Dynamics of Heavy Operators in $AdS/CFT$

TL;DR

This paper explores the bulk geometries dual to heavy operators in AdS/CFT, revealing wormhole solutions for three-point functions and connecting these to classical formulas, thus deepening understanding of heavy operator dynamics.

Contribution

It introduces wormhole geometries for heavy operators' three-point functions and links these to classical DOZZ formula calculations in AdS/CFT.

Findings

Heavy operators correspond to wormhole geometries in the bulk.

Two-point functions of heavy operators relate to black hole solutions.

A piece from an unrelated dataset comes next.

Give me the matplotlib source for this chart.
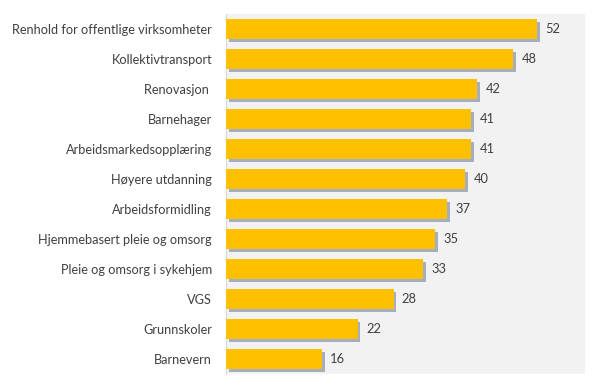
import matplotlib.pyplot as plt
import matplotlib.patheffects as pe

categories = ["Renhold for offentlige virksomheter", "Kollektivtransport", "Renovasjon ",
              "Barnehager", "Arbeidsmarkedsopplæring", "Høyere utdanning",
              "Arbeidsformidling", "Hjemmebasert pleie og omsorg",
              "Pleie og omsorg i sykehjem", "VGS", "Grunnskoler", "Barnevern"]
values = [52, 48, 42, 41, 41, 40, 37, 35, 33, 28, 22, 16]

plt.rcParams['font.family'] = ['Lato', 'DejaVu Sans']

fig = plt.figure(figsize=(6, 3.9), dpi=100)
ax = fig.add_axes([226/600, 1 - 374/390, 359/600, 360/390])
ax.set_facecolor('#f2f2f2')

ypos = list(range(len(categories)))[::-1]
bars = ax.barh(ypos, values, height=0.67, color='#ffc000', zorder=3)
for b in bars:
    b.set_path_effects([pe.SimplePatchShadow(offset=(2, -2), shadow_rgbFace='#5a6a90', alpha=0.5),
                        pe.Normal()])

for y, v in zip(ypos, values):
    ax.annotate(str(v), (v, y), xytext=(6, 0), textcoords='offset points',
                va='center', ha='left', fontsize=9.3, color='#404040')

ax.set_xlim(0, 60)
ax.set_ylim(-0.5, len(categories) - 0.5)
ax.set_yticks(ypos)
ax.set_yticklabels(categories, fontsize=9.2, color='#404040')
ax.set_xticks([])
ax.tick_params(axis='y', length=0, pad=10)
for s in ['top', 'right', 'bottom']:
    ax.spines[s].set_visible(False)
ax.spines['left'].set_color('#d9d9d9')

fig.savefig('out.png', dpi=100)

Three-point functions involve wormhole geometries that recover classical formulas.

Abstract

The correlation function in Ads/CFT are correlation of the operator insertions on the boundary (at CFT) through the complete geometry of bulk. These are represented by Witten diagrams which at tree level doesn't have any quantum corrections. Generally, correlation functions are of low scaling (or conformal) dimension, $\Delta$, which is related to the mass of insertion of the scalar operator by, $\Delta(\Delta - 1) = m^2 L_{AdS}^2$. At low scaling dimensions the operator insertion on the CFT boundary does not back-react the metric of the geometry. On the other hand, at large scaling dimensions which scale with central charge the operator is considered heavy. This leads to an interesting question of what in the dual bulk (AdS) geometry of such heavy operators. At the heavy limit $\Delta = m L_{AdS}$, which means that the mass of the operator insertion is large too. The two-point function of heavy-operator is assumed to be Black hole in $(d+1)$-dimensions and the two-point form of CFT is recovered by calculating the action. In $3$-dimension we have more control over the geometry because of existence of exact metric called Ba\~nados metric with boundary stress-tensor insertion along with a map which maps it to Euclidean Poincare upper half plane. These methods are used to find the geometry for three-point function. The geometry is not simply of a black-hole but a wormhole solution for whose action is calculated which recovers the "square" of the classical DOZZ formula. We review the recent work of arXiv:2306.15105 and arXiv:2307.13188 in this thesis to form an understanding of heavy operators in the context of AdS/CFT.